Дитер провел их вдоль ряда тел к обнаженному мужскому трупу. Единственным отличительным признаком его, насколько мог судить Ганс, была зияющая рана в обескровленной груди.
— Убийца Волчьей Норы, — тихо сказал жрец, простирая руку над мертвецом, чтобы все поняли, какое тело он называет этим жутким именем. — Когда его привезли, он был с головы до пят покрыт кровью, своей и чужой. Чужой было больше. Я отмыл его.
— И что вам это дало? — спросил Грубер.
— Смотрите сюда. — Жрец подтолкнул Ганса и Грубера ближе к телу и указал на застывшее лицо мертвеца. — Когда кровь сошла, я обнаружил, несмотря на окоченение, следы болезни.
— В смысле?
— Этот человек был болен. Очень болен. Можно сказать, что он лишился разума.
— Как вы можете быть в этом уверены? — спросил Ганс.
— А так.

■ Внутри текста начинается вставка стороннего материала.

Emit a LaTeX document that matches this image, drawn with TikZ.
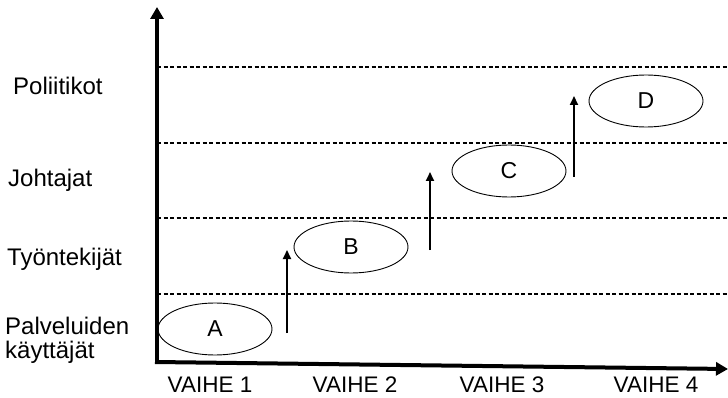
\documentclass[tikz,border=0pt]{standalone}
\usepackage{fontspec}
\setmainfont{Liberation Sans}
\usetikzlibrary{arrows.meta,shapes.geometric}
\begin{document}
\begin{tikzpicture}[x=1pt,y=-1pt,
  lbl/.style={font=\fontsize{24}{25}\selectfont, inner sep=0pt},
  steplbl/.style={font=\fontsize{22.5}{24}\selectfont, inner sep=0pt},
  phase/.style={ellipse, draw, line width=0.9pt, minimum width=114pt, minimum height=52pt,
    inner sep=0pt, font=\fontsize{23}{24}\selectfont},
  level/.style={line width=1.3pt, dash pattern=on 4pt off 2.5pt},
  axis/.style={line width=4pt, -{Triangle[width=13pt,length=12pt]}},
  rise/.style={line width=2pt, -{Triangle[width=8pt,length=9pt]}}]
  \useasboundingbox (0,0) rectangle (728,398);

  % axes
  \coordinate (o) at (157,362);
  \coordinate (ytop) at (157,7);
  \coordinate (xend) at (728,369);

  % level separators
  \foreach \y/\n in {67/l1,143/l2,218/l3,294/l4} {
    \coordinate (\n w) at (157,\y);
    \coordinate (\n e) at (728,\y);
    \draw[level] (\n w) -- (\n e);
  }

  \draw[axis] (o) -- (ytop);
  \draw[axis] ([xshift=-2pt]o) -- (xend);

  % level labels
  \node[lbl, anchor=base west] (pol) at (13,95) {Poliitikot};
  \node[lbl, anchor=base west] (joh) at (8,187) {Johtajat};
  \node[lbl, anchor=base west] (tyo) at (7,265) {Työntekijät};
  \node[lbl, anchor=base west] (pal) at (5,334) {Palveluiden};
  \node[lbl, anchor=base west] (kay) at (5,358) {käyttäjät};

  % phase labels
  \node[steplbl, anchor=base] (v1) at (210,392) {VAIHE 1};
  \node[steplbl, anchor=base] (v2) at (355,392) {VAIHE 2};
  \node[steplbl, anchor=base] (v3) at (502,392) {VAIHE 3};
  \node[steplbl, anchor=base] (v4) at (656,392) {VAIHE 4};

  % phases
  \node[phase] (A) at (215,329) {A};
  \node[phase] (B) at (351,247) {B};
  \node[phase] (C) at (509,171) {C};
  \node[phase] (D) at (646,101) {D};

  % transitions
  \coordinate (r1b) at (287,333); \coordinate (r1t) at (287,250);
  \coordinate (r2b) at (430,250); \coordinate (r2t) at (430,172);
  \coordinate (r3b) at (574,177); \coordinate (r3t) at (574,96);
  \draw[rise] (r1b) -- (r1t);
  \draw[rise] (r2b) -- (r2t);
  \draw[rise] (r3b) -- (r3t);
\end{tikzpicture}
\end{document}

Он не первый, кто попадает ко мне при подобных обстоятельствах. И не последний. Он был болен, брат Ганс, смертельно болен. Безумие овладело им.
— И поэтому он убивал людей? — задал вопрос Грубер.
— Наиболее вероятное объяснение.
— А осквернение Волчьей Норы и дома можно объяснить этим же безумием?
Жрец открыл небольшую книжку.
— Как и вы, брат Грубер, я не распознал эти письмена, но тщательно срисовал их. И сравнил с некоторыми книгами в нашей Библиотеке.
— И?
— Это имена. Письменность очень древняя, и поэтому надписи выглядят так странно для наших глаз, но имена… имена самые обыкновенные. Имена людей. Горожан. Среди них я встретил имя нашего убийцы, Эргина. Там же имена его брата, свояченицы, соседа и трех человек, что жили в том же квартале.